A new concept of computing frameworks for computing Pi can also work. Instead of utilizing secondary storage, connecting supercomputers using recent high-speed Mellanox InfiniBand and utilizing the required 500 TB RAM over hundreds to thousands of nodes can also work out since InfiniBand is definitely faster than SSDs or HDDs. Since supercomputers have high CPU Core/RAM GB ratios this can be inefficient for y-cruncher workloads and have a lot of idle CPU cores, but this can reduce the total compute time dramatically.

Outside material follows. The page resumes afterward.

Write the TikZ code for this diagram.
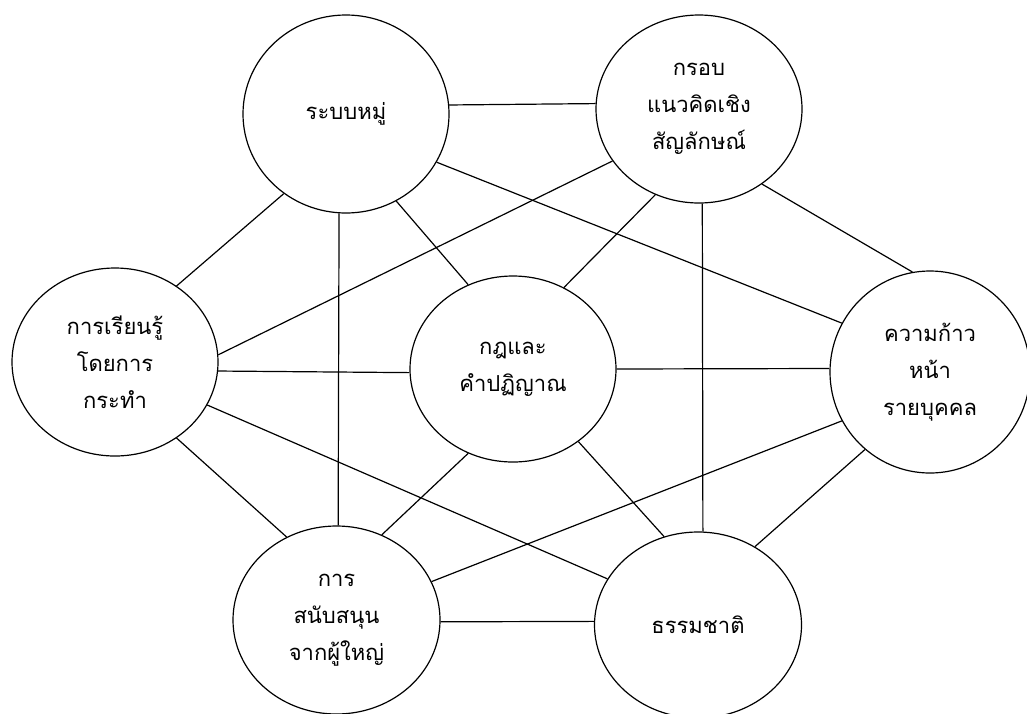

It is expected for Academic HPC Clusters to be very efficient, as long as someone is up for this task. Cost estimates are (obviously) unavailable since every clusters or supercomputers are different.
ConclusionPermalink
A world record is a world record. It wouldn’t have been called one if everyone could easily do it. I have introduced three main ways that the world record of Pi could be done, and all of these have the same problem; the I/O wall. The 4 GHz Power Wall for the CPU was once the bottleneck of numerical computations, and has been solved by multiprocessing. The bottleneck from I/O is adversely affecting a reasonable method of breaking the current barrier and it will be harder and harder to set records as long as disk speeds of economic mediums such as HDDs stay this way. SSDs are still expensive and the redundancy of SSDs are insufficient for the extreme Read/Write y-cruncher requires. This causes SSDs to potentially corrupt during the computation or be literally single-use. Technologies for storage must be improved for the plight for the world record of Pi to continue on rapidly as before.